Some traditions that might not come back

Emmy Furman, Ad Manager

Brian Payer and Drue Thorp dress at the 2020 yearbook-sponsored Halloween dance, a past event that might return. (Brylee Davis)

    Traditions, for many people, are sacred. They give them something to look forward to. Sadly, Covid has ruined many of these well-loved rituals, but are they ruined for good?

   Mindsets have changed since the virus’ spread. Many BHS students believe that this pandemic could have a bigger impact in the future than the world thinks.

   Junior Kylyn Allen fears that this generation will forever be wary of huge gatherings, much like their grandparents (WWI era) tended to collect things and waste no food after having rabtions.

   Aleesia Hernandez, senior, also believes this generation has picked up habits from Corona. “I do not like going in the store anymore.   [We] will be ordering things online instead of going out around too many people,” she said.
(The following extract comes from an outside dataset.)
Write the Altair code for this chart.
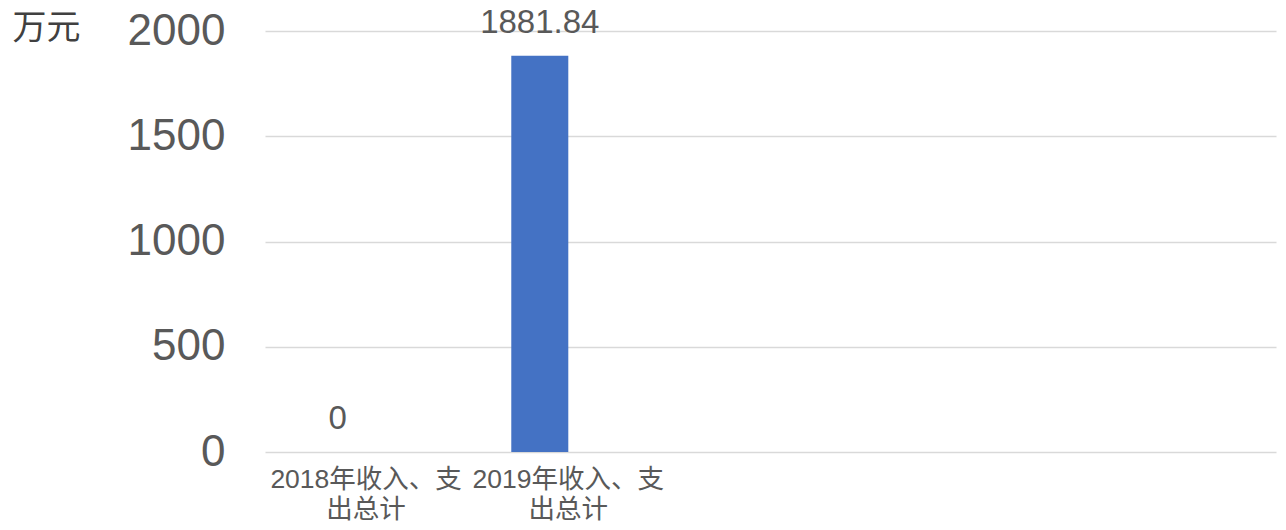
import altair as alt
import pandas as pd

categories = ["2018年收入、支出总计", "2019年收入、支出总计"]
values = [0, 1881.84]
series_name = "系列1"
all_series = ["系列1", "系列2"]
blank_slots = [" ", "  ", "   "]
y_ticks = [0, 500, 1000, 1500, 2000]

df = pd.DataFrame({"cat": categories, "val": values, "series": [series_name] * len(categories)})

FONT = "Liberation Sans, Noto Sans CJK SC"
TEXT_COLOR = "#595959"

x_enc = alt.X(
    "cat:N",
    sort=None,
    scale=alt.Scale(domain=categories + blank_slots, paddingInner=0.436, paddingOuter=0.218),
    axis=alt.Axis(
        title=None,
        labelAngle=0,
        labelFontSize=26.5,
        labelColor=TEXT_COLOR,
        labelFont=FONT,
        labelLineHeight=30,
        labelPadding=14,
        labelLimit=0,
        labelExpr="length(datum.label) > 9 ? [substring(datum.label, 0, 9), substring(datum.label, 9)] : datum.label",
        ticks=False,
        domain=False,
        grid=False,
    ),
)
xoff = alt.XOffset("series:N", scale=alt.Scale(domain=all_series, paddingInner=0))
y_enc = alt.Y(
    "val:Q",
    scale=alt.Scale(domain=[0, 2000], nice=False),
    axis=alt.Axis(
        values=y_ticks,
        format="d",
        title="万元",
        titleAngle=0,
        titleX=-219,
        titleY=-3,
        titleAlign="center",
        titleBaseline="middle",
        titleFontSize=34,
        titleFontWeight="normal",
        titleColor="#404040",
        titleFont="Noto Sans CJK SC",
        labelFontSize=44,
        labelColor=TEXT_COLOR,
        labelFont="Liberation Sans",
        labelPadding=40,
        ticks=False,
        domain=False,
        gridColor="#D9D9D9",
        gridWidth=1.3,
    ),
)

bars = alt.Chart(df).mark_bar(color="#4472C4").encode(x=x_enc, xOffset=xoff, y=y_enc)
labels = alt.Chart(df).mark_text(
    baseline="alphabetic", dy=-23, fontSize=33, color=TEXT_COLOR, font="Liberation Sans"
).encode(x=x_enc, xOffset=xoff, y=y_enc, text=alt.Text("val:Q", format=".2~f"))

chart = (
    alt.layer(bars, labels)
    .properties(
        width=1011,
        height=421,
        background="white",
        autosize=alt.AutoSizeParams(type="none"),
        padding={"left": 257, "top": 23, "right": 2, "bottom": 70},
    )
    .configure_view(stroke="transparent", strokeWidth=0)
)

chart.save("out.html", embed_options={"renderer": "svg", "actions": False})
   Aleesia added that her realization of cleanliness has gone up post-Covid. “I think back to before [it], and I never did the stuff I do now, like sanitize; it was disgusting.”

   Senior Nick Davies believes there will be a recovery, but the future may look a little different than pre-virus.

   “The masks might be extended throughout summer. I do not know how that would affect graduation,” he said. “I also cannot picture a full stadium at the national or college level.”

   Junior Kylie Stevenson actually appreciates one of the changes in a BHS tradition. “I like the way that Prom is set up now with Grand March outside. People can show off their cars. I feel like it may stay that way,” she said.

   One big change comes with school dances. Yearbook instructor Sandy Loucks sponsors the yearly Halloween dance, but, with social distancing guidelines, this dance was impossible in October.

   “It is such a cool tradition in Burlington, and it makes great yearbook photos!” she said. “I hope it returns, but I will not be chaperoning.  Hahahaha.”

   Senior Braden Sloyer agrees that dances may never truly be the same. “They [may] use Corona as an reason for no group dancing or mosh pits.”

   Some students have a positive outlook for a future-sans pandemic. Senior Trevin Myers believes that rituals will eventually go back to normal. “I feel like here within the next year or so, the fear of Covid will lessen with the vaccines and immunity happening,” he said.

   Senior Sam Griffin added that there may even be things added to the school for the better. “We will be a lot cleaner. The lunch tables will continue to be [deep] cleaned after lunch,” he said.

   Junior Raven Allen agrees that Corona has given people insight on safety. “People are safer from six feet away. It keeps anything from spreading,” she said.

   However, for competitions and in-person events, the future could be bleak. Gayle Haselhuhn, Scholars’ Bowl coach, believes that meets may continue remotely.

   “Some people like this kind of contest. That way they do not have to hire workers, so it is more cost-efficient. To me, though, it is not a true competition,” she said.

   She added that the competition snack situation will probably never be the same. “Prepackaged food will be the new norm, instead of our usual snack buffet.”

   Forensics coach and theater instructor Holly Thomsen is optimistic for things to return to normal. “The hope is that we will eventually go back [to normal competition format] because it cannot last forever,” she said.  “When we just send in videos of speeches, it’s so easy to cheat.”

   Some traditions, however, should be ruined. Senior Libby Stadel mentioned, “At Falls Creek, people will not be licking the gum tree anymore. That’s for sure.”